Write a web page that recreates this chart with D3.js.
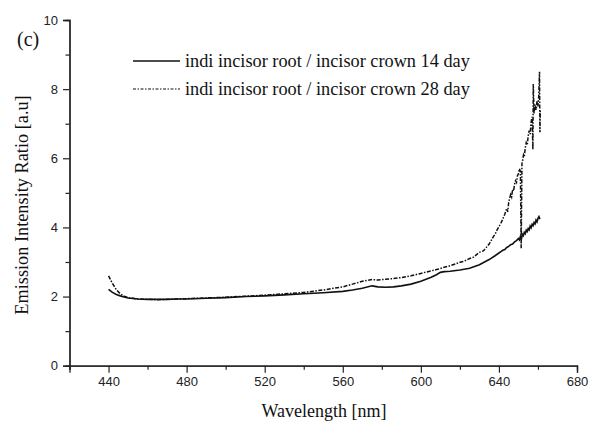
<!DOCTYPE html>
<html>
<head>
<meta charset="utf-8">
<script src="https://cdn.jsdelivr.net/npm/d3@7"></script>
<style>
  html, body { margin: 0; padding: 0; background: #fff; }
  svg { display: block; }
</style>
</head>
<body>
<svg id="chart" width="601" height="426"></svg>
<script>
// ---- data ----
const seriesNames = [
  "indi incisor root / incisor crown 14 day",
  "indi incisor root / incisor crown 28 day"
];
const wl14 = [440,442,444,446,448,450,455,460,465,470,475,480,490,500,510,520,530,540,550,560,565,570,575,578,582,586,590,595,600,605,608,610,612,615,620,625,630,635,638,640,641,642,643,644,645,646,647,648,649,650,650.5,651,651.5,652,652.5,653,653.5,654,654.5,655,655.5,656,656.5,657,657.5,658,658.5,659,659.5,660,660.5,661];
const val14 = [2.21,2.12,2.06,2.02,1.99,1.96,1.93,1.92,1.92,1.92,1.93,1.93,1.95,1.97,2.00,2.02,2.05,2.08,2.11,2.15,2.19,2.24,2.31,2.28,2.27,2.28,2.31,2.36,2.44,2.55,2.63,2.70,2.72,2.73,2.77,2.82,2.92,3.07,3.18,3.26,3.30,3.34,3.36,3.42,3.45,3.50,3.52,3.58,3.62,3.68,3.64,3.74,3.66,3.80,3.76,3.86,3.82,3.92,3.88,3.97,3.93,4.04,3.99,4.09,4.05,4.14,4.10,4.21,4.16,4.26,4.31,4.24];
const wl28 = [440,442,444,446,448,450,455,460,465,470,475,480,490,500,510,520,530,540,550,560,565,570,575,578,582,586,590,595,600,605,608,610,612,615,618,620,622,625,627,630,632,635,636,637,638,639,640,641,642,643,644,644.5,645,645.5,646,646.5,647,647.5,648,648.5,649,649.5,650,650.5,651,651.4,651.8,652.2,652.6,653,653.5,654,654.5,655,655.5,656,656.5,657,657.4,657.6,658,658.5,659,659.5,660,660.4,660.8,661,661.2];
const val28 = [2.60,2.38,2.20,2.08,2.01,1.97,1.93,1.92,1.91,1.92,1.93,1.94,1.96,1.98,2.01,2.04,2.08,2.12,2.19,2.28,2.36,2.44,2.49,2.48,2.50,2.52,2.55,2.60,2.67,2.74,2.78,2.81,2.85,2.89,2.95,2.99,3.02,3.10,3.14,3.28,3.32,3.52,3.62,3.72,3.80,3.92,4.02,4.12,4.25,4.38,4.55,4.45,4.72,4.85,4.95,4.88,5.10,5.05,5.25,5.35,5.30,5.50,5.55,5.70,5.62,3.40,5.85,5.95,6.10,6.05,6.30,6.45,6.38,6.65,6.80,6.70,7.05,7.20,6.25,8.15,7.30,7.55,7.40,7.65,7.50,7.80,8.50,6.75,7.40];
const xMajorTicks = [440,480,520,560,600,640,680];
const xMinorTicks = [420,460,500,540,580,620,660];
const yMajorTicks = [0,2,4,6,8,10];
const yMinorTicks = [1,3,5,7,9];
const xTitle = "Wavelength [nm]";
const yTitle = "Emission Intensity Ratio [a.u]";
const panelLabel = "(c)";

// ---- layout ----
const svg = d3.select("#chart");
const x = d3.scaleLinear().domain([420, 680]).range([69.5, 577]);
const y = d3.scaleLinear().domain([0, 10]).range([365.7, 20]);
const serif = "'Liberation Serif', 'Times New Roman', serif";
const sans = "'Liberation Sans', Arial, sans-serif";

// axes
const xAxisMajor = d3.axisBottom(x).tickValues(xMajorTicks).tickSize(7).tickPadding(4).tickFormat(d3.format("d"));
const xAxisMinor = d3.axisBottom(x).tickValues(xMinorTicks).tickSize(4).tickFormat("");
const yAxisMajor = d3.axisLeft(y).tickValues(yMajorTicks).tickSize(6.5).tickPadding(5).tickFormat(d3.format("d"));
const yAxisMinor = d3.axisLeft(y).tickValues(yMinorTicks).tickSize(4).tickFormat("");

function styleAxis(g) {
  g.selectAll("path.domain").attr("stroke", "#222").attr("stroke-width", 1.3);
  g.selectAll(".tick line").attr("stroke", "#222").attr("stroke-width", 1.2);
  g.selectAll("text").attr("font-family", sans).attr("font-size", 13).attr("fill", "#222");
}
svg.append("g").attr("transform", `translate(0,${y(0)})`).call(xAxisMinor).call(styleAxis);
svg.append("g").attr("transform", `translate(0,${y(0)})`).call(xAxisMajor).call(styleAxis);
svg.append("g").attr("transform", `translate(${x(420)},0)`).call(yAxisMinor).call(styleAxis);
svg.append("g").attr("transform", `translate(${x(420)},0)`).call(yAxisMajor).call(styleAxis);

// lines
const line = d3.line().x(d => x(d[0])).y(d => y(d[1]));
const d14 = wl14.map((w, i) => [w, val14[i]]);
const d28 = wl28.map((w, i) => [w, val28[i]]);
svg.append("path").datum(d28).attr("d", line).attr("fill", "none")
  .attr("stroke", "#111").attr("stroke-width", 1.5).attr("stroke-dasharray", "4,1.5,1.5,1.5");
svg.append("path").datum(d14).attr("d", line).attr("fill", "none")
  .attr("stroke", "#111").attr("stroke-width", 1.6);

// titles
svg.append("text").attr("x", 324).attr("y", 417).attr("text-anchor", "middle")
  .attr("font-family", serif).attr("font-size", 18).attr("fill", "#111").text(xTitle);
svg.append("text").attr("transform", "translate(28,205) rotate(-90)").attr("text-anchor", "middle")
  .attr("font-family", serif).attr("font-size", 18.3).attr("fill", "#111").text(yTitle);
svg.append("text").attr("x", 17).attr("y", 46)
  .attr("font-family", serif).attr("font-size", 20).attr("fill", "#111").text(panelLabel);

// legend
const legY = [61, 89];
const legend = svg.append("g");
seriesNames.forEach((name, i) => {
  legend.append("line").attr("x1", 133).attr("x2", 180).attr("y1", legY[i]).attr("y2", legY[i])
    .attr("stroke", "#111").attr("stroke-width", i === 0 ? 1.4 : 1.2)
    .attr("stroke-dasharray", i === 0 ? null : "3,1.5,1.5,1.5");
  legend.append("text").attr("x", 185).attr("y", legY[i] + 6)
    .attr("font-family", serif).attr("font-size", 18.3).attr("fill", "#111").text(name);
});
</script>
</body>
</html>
# # #
Work required: Transcribe each line above verbatim, with the pictures left out.

Expected answer:
Write a web page that recreates this chart with D3.js.
<!DOCTYPE html>
<html>
<head>
<meta charset="utf-8">
<script src="https://cdn.jsdelivr.net/npm/d3@7"></script>
<style>
  html, body { margin: 0; padding: 0; background: #fff; }
  svg { display: block; }
</style>
</head>
<body>
<svg id="chart" width="601" height="426"></svg>
<script>
// ---- data ----
const seriesNames = [
  "indi incisor root / incisor crown 14 day",
  "indi incisor root / incisor crown 28 day"
];
const wl14 = [440,442,444,446,448,450,455,460,465,470,475,480,490,500,510,520,530,540,550,560,565,570,575,578,582,586,590,595,600,605,608,610,612,615,620,625,630,635,638,640,641,642,643,644,645,646,647,648,649,650,650.5,651,651.5,652,652.5,653,653.5,654,654.5,655,655.5,656,656.5,657,657.5,658,658.5,659,659.5,660,660.5,661];
const val14 = [2.21,2.12,2.06,2.02,1.99,1.96,1.93,1.92,1.92,1.92,1.93,1.93,1.95,1.97,2.00,2.02,2.05,2.08,2.11,2.15,2.19,2.24,2.31,2.28,2.27,2.28,2.31,2.36,2.44,2.55,2.63,2.70,2.72,2.73,2.77,2.82,2.92,3.07,3.18,3.26,3.30,3.34,3.36,3.42,3.45,3.50,3.52,3.58,3.62,3.68,3.64,3.74,3.66,3.80,3.76,3.86,3.82,3.92,3.88,3.97,3.93,4.04,3.99,4.09,4.05,4.14,4.10,4.21,4.16,4.26,4.31,4.24];
const wl28 = [440,442,444,446,448,450,455,460,465,470,475,480,490,500,510,520,530,540,550,560,565,570,575,578,582,586,590,595,600,605,608,610,612,615,618,620,622,625,627,630,632,635,636,637,638,639,640,641,642,643,644,644.5,645,645.5,646,646.5,647,647.5,648,648.5,649,649.5,650,650.5,651,651.4,651.8,652.2,652.6,653,653.5,654,654.5,655,655.5,656,656.5,657,657.4,657.6,658,658.5,659,659.5,660,660.4,660.8,661,661.2];
const val28 = [2.60,2.38,2.20,2.08,2.01,1.97,1.93,1.92,1.91,1.92,1.93,1.94,1.96,1.98,2.01,2.04,2.08,2.12,2.19,2.28,2.36,2.44,2.49,2.48,2.50,2.52,2.55,2.60,2.67,2.74,2.78,2.81,2.85,2.89,2.95,2.99,3.02,3.10,3.14,3.28,3.32,3.52,3.62,3.72,3.80,3.92,4.02,4.12,4.25,4.38,4.55,4.45,4.72,4.85,4.95,4.88,5.10,5.05,5.25,5.35,5.30,5.50,5.55,5.70,5.62,3.40,5.85,5.95,6.10,6.05,6.30,6.45,6.38,6.65,6.80,6.70,7.05,7.20,6.25,8.15,7.30,7.55,7.40,7.65,7.50,7.80,8.50,6.75,7.40];
const xMajorTicks = [440,480,520,560,600,640,680];
const xMinorTicks = [420,460,500,540,580,620,660];
const yMajorTicks = [0,2,4,6,8,10];
const yMinorTicks = [1,3,5,7,9];
const xTitle = "Wavelength [nm]";
const yTitle = "Emission Intensity Ratio [a.u]";
const panelLabel = "(c)";

// ---- layout ----
const svg = d3.select("#chart");
const x = d3.scaleLinear().domain([420, 680]).range([69.5, 577]);
const y = d3.scaleLinear().domain([0, 10]).range([365.7, 20]);
const serif = "'Liberation Serif', 'Times New Roman', serif";
const sans = "'Liberation Sans', Arial, sans-serif";

// axes
const xAxisMajor = d3.axisBottom(x).tickValues(xMajorTicks).tickSize(7).tickPadding(4).tickFormat(d3.format("d"));
const xAxisMinor = d3.axisBottom(x).tickValues(xMinorTicks).tickSize(4).tickFormat("");
const yAxisMajor = d3.axisLeft(y).tickValues(yMajorTicks).tickSize(6.5).tickPadding(5).tickFormat(d3.format("d"));
const yAxisMinor = d3.axisLeft(y).tickValues(yMinorTicks).tickSize(4).tickFormat("");

function styleAxis(g) {
  g.selectAll("path.domain").attr("stroke", "#222").attr("stroke-width", 1.3);
  g.selectAll(".tick line").attr("stroke", "#222").attr("stroke-width", 1.2);
  g.selectAll("text").attr("font-family", sans).attr("font-size", 13).attr("fill", "#222");
}
svg.append("g").attr("transform", `translate(0,${y(0)})`).call(xAxisMinor).call(styleAxis);
svg.append("g").attr("transform", `translate(0,${y(0)})`).call(xAxisMajor).call(styleAxis);
svg.append("g").attr("transform", `translate(${x(420)},0)`).call(yAxisMinor).call(styleAxis);
svg.append("g").attr("transform", `translate(${x(420)},0)`).call(yAxisMajor).call(styleAxis);

// lines
const line = d3.line().x(d => x(d[0])).y(d => y(d[1]));
const d14 = wl14.map((w, i) => [w, val14[i]]);
const d28 = wl28.map((w, i) => [w, val28[i]]);
svg.append("path").datum(d28).attr("d", line).attr("fill", "none")
  .attr("stroke", "#111").attr("stroke-width", 1.5).attr("stroke-dasharray", "4,1.5,1.5,1.5");
svg.append("path").datum(d14).attr("d", line).attr("fill", "none")
  .attr("stroke", "#111").attr("stroke-width", 1.6);

// titles
svg.append("text").attr("x", 324).attr("y", 417).attr("text-anchor", "middle")
  .attr("font-family", serif).attr("font-size", 18).attr("fill", "#111").text(xTitle);
svg.append("text").attr("transform", "translate(28,205) rotate(-90)").attr("text-anchor", "middle")
  .attr("font-family", serif).attr("font-size", 18.3).attr("fill", "#111").text(yTitle);
svg.append("text").attr("x", 17).attr("y", 46)
  .attr("font-family", serif).attr("font-size", 20).attr("fill", "#111").text(panelLabel);

// legend
const legY = [61, 89];
const legend = svg.append("g");
seriesNames.forEach((name, i) => {
  legend.append("line").attr("x1", 133).attr("x2", 180).attr("y1", legY[i]).attr("y2", legY[i])
    .attr("stroke", "#111").attr("stroke-width", i === 0 ? 1.4 : 1.2)
    .attr("stroke-dasharray", i === 0 ? null : "3,1.5,1.5,1.5");
  legend.append("text").attr("x", 185).attr("y", legY[i] + 6)
    .attr("font-family", serif).attr("font-size", 18.3).attr("fill", "#111").text(name);
});
</script>
</body>
</html>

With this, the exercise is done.